Introduction to Shape Selective Catalysis
Shape selective catalysis (SSC) refers to the ability of a catalyst to differentiate between reactant molecules based on their shape, size, or steric features. This fascinating phenomenon is most commonly observed in microporous materials, such as zeolites, where the structure of the pores selectively allows certain reactants to enter while excluding others. This selectivity is crucial in enhancing reaction rates and yields, minimizing by-products, and maximizing efficiency in chemical processes.
How Shape Selective Catalysis Works
The effectiveness of SSC lies in the molecular sieving property of catalysts, especially solid acids and porous materials. Here’s how it generally works:
- Pore Size and Shape: The dimensions of the catalytic sites dictate which molecules can access the active sites, making it essential to match reactants’ molecular geometries.
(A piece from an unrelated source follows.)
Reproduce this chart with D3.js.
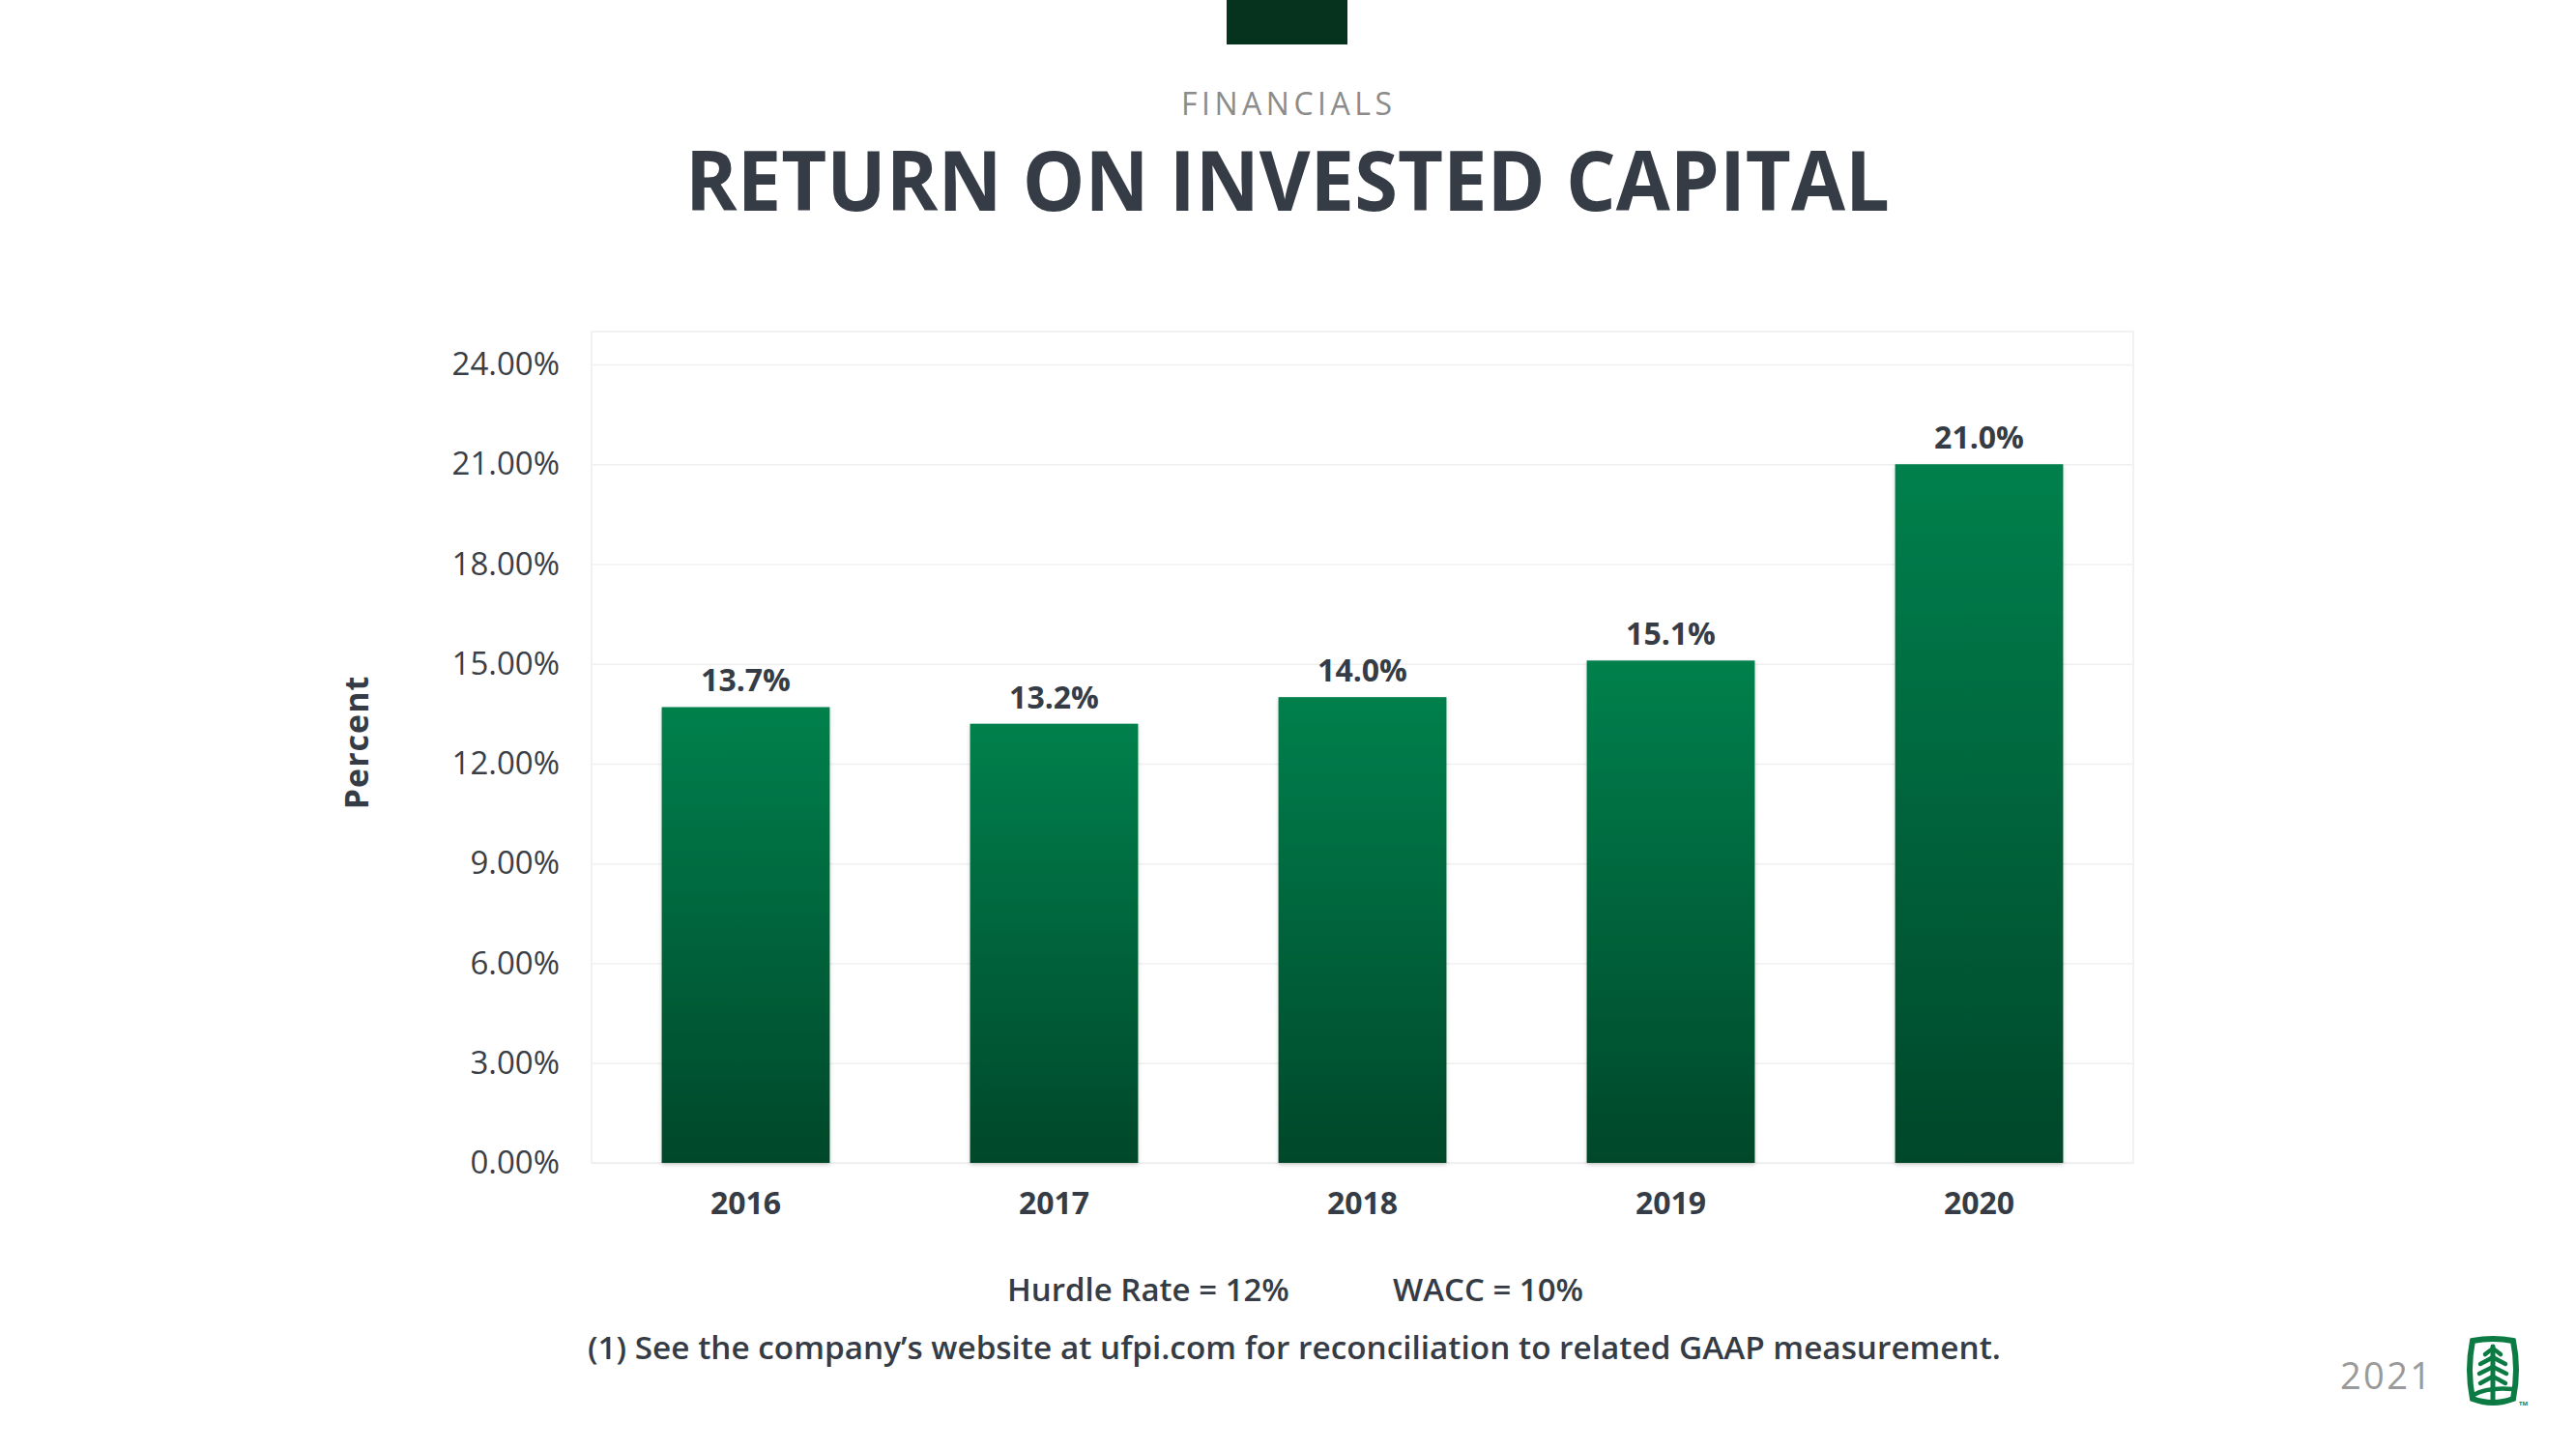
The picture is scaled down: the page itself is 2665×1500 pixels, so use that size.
<!DOCTYPE html>
<html>
<head>
<meta charset="utf-8">
<script src="https://cdn.jsdelivr.net/npm/d3@7"></script>
<style>
  html, body { margin: 0; padding: 0; background: #fff; }
  svg { display: block; font-family: 'Open Sans', 'Noto Sans', sans-serif; }
</style>
</head>
<body>
<div id="chart"></div>
<script>
const years = ['2016', '2017', '2018', '2019', '2020'];
const roic = [13.7, 13.2, 14.0, 15.1, 21.0];
const yTicks = [0, 3, 6, 9, 12, 15, 18, 21, 24];
const notes = ['Hurdle Rate = 12%', 'WACC = 10%'];

const width = 2665;
const height = 1500;
const plot = { left: 612, right: 2207, top: 343, bottom: 1203 };
const textColor = '#353c45';

const svg = d3.select('#chart').append('svg')
  .attr('width', width)
  .attr('height', height);

const defs = svg.append('defs');
const grad = defs.append('linearGradient')
  .attr('id', 'barGrad')
  .attr('x1', 0).attr('y1', 0).attr('x2', 0).attr('y2', 1);
grad.append('stop').attr('offset', '0%').attr('stop-color', '#00804c');
grad.append('stop').attr('offset', '100%').attr('stop-color', '#03472a');

const shadow = defs.append('filter').attr('id', 'shadow')
  .attr('x', '-10%').attr('y', '-10%').attr('width', '120%').attr('height', '120%');
shadow.append('feDropShadow')
  .attr('dx', 0).attr('dy', 2).attr('stdDeviation', 2)
  .attr('flood-color', '#000').attr('flood-opacity', 0.18);

// header
svg.append('rect')
  .attr('x', 1269).attr('y', 0)
  .attr('width', 125).attr('height', 46)
  .attr('fill', '#06331e');

svg.append('text')
  .attr('x', 1222).attr('y', 119)
  .attr('fill', '#8c8c8c')
  .attr('font-size', 32)
  .attr('textLength', 218)
  .attr('lengthAdjust', 'spacing')
  .text('FINANCIALS');

svg.append('text')
  .attr('x', 709).attr('y', 218)
  .attr('fill', textColor)
  .attr('font-size', 86)
  .attr('font-weight', 700)
  .attr('textLength', 1246)
  .attr('lengthAdjust', 'spacingAndGlyphs')
  .text('RETURN ON INVESTED CAPITAL');

// scales
const x = d3.scaleBand()
  .domain(years)
  .range([plot.left, plot.right])
  .paddingInner(0.455)
  .paddingOuter(0.2275);

const y = d3.scaleLinear()
  .domain([0, 24])
  .range([plot.bottom, 377]);

// frame
svg.append('rect')
  .attr('x', plot.left).attr('y', plot.top)
  .attr('width', plot.right - plot.left)
  .attr('height', plot.bottom - plot.top)
  .attr('fill', 'none')
  .attr('stroke', '#ededed')
  .attr('stroke-width', 1.5);

// grid
svg.append('g')
  .attr('class', 'grid')
  .attr('transform', `translate(${plot.left},0)`)
  .call(d3.axisLeft(y).tickValues(yTicks).tickSize(-(plot.right - plot.left)).tickFormat(''))
  .call(g => g.select('.domain').remove())
  .call(g => g.selectAll('line').attr('stroke', '#f0f0f0').attr('stroke-width', 1.5));

// y axis labels
svg.append('g')
  .attr('transform', `translate(${plot.left},0)`)
  .call(d3.axisLeft(y).tickValues(yTicks).tickSize(0).tickPadding(33)
    .tickFormat(d => d.toFixed(2) + '%'))
  .call(g => g.select('.domain').remove())
  .call(g => g.selectAll('text')
    .attr('font-family', "'Open Sans', sans-serif")
    .attr('font-size', 33)
    .attr('fill', '#3a3f47'));

// bars
svg.append('g')
  .selectAll('rect')
  .data(roic)
  .join('rect')
  .attr('x', (d, i) => x(years[i]))
  .attr('y', d => y(d))
  .attr('width', x.bandwidth())
  .attr('height', d => y(0) - y(d))
  .attr('fill', 'url(#barGrad)')
  .attr('filter', 'url(#shadow)');

// bar labels
svg.append('g')
  .selectAll('text')
  .data(roic)
  .join('text')
  .attr('x', (d, i) => x(years[i]) + x.bandwidth() / 2)
  .attr('y', d => y(d) - 16)
  .attr('text-anchor', 'middle')
  .attr('font-size', 32)
  .attr('font-weight', 700)
  .attr('fill', textColor)
  .text(d => d.toFixed(1) + '%');

// x axis labels
svg.append('g')
  .attr('transform', `translate(0,${plot.bottom})`)
  .call(d3.axisBottom(x).tickSize(0).tickPadding(30))
  .call(g => g.select('.domain').remove())
  .call(g => g.selectAll('text')
    .attr('font-family', "'Open Sans', sans-serif")
    .attr('font-size', 32)
    .attr('font-weight', 700)
    .attr('fill', textColor));

// y title
svg.append('text')
  .attr('transform', 'translate(381,768) rotate(-90)')
  .attr('text-anchor', 'middle')
  .attr('font-size', 34)
  .attr('font-weight', 700)
  .attr('letter-spacing', 1)
  .attr('fill', textColor)
  .text('Percent');

// footer notes
svg.append('text')
  .attr('x', 1042).attr('y', 1346)
  .attr('font-size', 33)
  .attr('font-weight', 600)
  .attr('fill', textColor)
  .text(notes[0]);

svg.append('text')
  .attr('x', 1441).attr('y', 1346)
  .attr('font-size', 33)
  .attr('font-weight', 600)
  .attr('fill', textColor)
  .text(notes[1]);

svg.append('text')
  .attr('x', 608).attr('y', 1406)
  .attr('font-size', 33)
  .attr('font-weight', 600)
  .attr('fill', textColor)
  .attr('textLength', 1462)
  .attr('lengthAdjust', 'spacingAndGlyphs')
  .text('(1) See the company\u2019s website at ufpi.com for reconciliation to related GAAP measurement.');

// year + logo
svg.append('text')
  .attr('x', 2421).attr('y', 1437)
  .attr('font-size', 38)
  .attr('fill', '#9a9a9a')
  .attr('textLength', 94)
  .attr('lengthAdjust', 'spacing')
  .text('2021');

const logo = svg.append('g')
  .attr('transform', 'translate(2553,1383)')
  .attr('fill', 'none')
  .attr('stroke', '#0b7a43')
  .attr('stroke-linecap', 'round');
logo.append('path')
  .attr('stroke-width', 6)
  .attr('d', 'M5,4 Q26,0 47,4 Q53,34 47,64 Q26,72 5,64 Q-1,34 5,4 Z');
logo.append('path')
  .attr('stroke-width', 5)
  .attr('d', 'M26,10 L26,66');
logo.append('path')
  .attr('stroke-width', 4.5)
  .attr('d', 'M18,18 Q23,14 26,12 Q29,14 34,18 M13,28 Q21,24 26,21 Q31,24 39,28 M12,38 Q20,34 26,31 Q32,34 40,38 M13,48 Q20,44 26,41 Q32,44 39,48 M6,60 Q20,52 46,54');
svg.append('text')
  .attr('x', 2606).attr('y', 1454)
  .attr('font-size', 6)
  .attr('font-weight', 700)
  .attr('fill', '#0b7a43')
  .text('TM');
</script>
</body>
</html>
- Diffusion Rates: Reactants that can enter the pores (due to their size or shape) diffuse through the catalyst and undergo reaction, while larger or differently shaped molecules are unable to enter.
- Transition States: The shape and geometry of the reactants can also influence the formation of transition states, thereby affecting the reaction pathway.
Examples of Shape Selective Catalysis
Several real-world applications showcase the principles and benefits of shape selective catalysis:
- Zeolite-Catalyzed Reactions: Zeolites are one of the most well-known examples of SSC, particularly in cracking processes in the petrochemical industry. They facilitate the conversion of large hydrocarbons into gasoline and other valuable products by allowing smaller molecules to enter while blocking larger ones.
- Selective Hydrogenation: Certain catalysts can selectively hydrogenate unsaturated fats and oils to produce margarine, enhancing product quality and stability.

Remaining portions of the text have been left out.